90 days later I still have hope that things are going to improve. I still have hope that my parents and the older generation are not forgotten. My parents are 71 and 72, they have worked their entire life to have the home that they raised their children, grandchildren and their great grandchildren. The home is gone but the memories are still strong. They still have a love for their community. However, my parents are in jeopardy of not being able to rebuild because of the height requirements that the governor just accepted for the state of NJ. It leaves you wondering if NJ is going to fund those requirements. They are left wondering if they will have the money to rebuild. They aren’t looking for the anything fancy. Just a small home that they can see their children, grandchildren and great grandchildren make new memories. Then they worry will they be able to afford the taxes because they will increase. My parents are already spending a fortune on taxes. If 10% of the families make a choice not to return to the town to rebuild that means Union Beach taxes will increase further because even 100 homes not being rebuilt spells disaster for the town.

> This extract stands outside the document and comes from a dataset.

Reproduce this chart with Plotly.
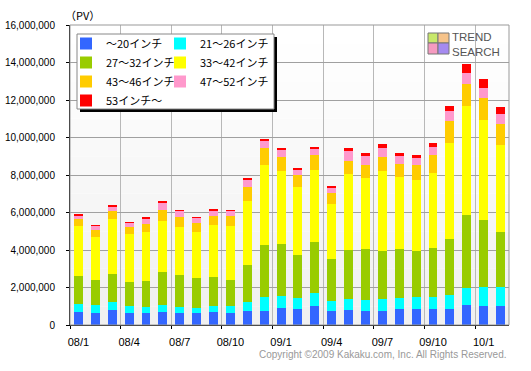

So 90 days what does it bring? It brings more questions than answers. Answers to questions you never asked and more red tape. We are left to wonder why aren’t things easier. This isn’t the first natural disaster and yet the same questions are asked every time. We are 12 years past the worst storm ever Katrina and New Orleans is still rebuilding. We are 90 days past Sandy and we can’t rebuild without the answers and money.
90 days feel no different than day 2. 90 days is warmer for some and just as cold as others. 90 days still makes you feel like someone stomped on your glasses because you can’t see straight. 90 days is just the start of the mess of survival. Survival is never easy and it is an overwhelming task.
90 days later, I know my friends are tired of my saying what I don’t have, what is going on and what is needed. I am tired too. I am tired of asking for help. I am tired needing to tell the story. I refuse to back down. I refuse to pretend like life is normal. 90 days later my life isn’t normal. I don’t know what normal is. There are no two days that are the same. I lose time from work. I lose sleep. And I lose track of who what and when things should be done because everything blends together.
Well it is almost 90 days later and the best I can offer is this. Life will be what it will be. We maybe able to rebuild, we may not be able to rebuild. We may get answers from insurance in the next 30 days but maybe we won’t. We may understand what the hell FEMA wants in the next 30 days but maybe not for another year. There are many if but and what if’s. In the end we will still be holding our heads high and making things possible for some and not for others.
90 days later, I am starting to understand why people throw their hands in the air and just don’t care. But my hands are in the air and saying tell me what needs to be done and we will get it done.
90 days later I just want to be home. So I can start having a normal life once again. I want to my life returned to me. I don’t expect the old life. I know it must start new and fresh. But I want the chance to start.
90 days and it is just yesterday that our lives were turned upside down and around again.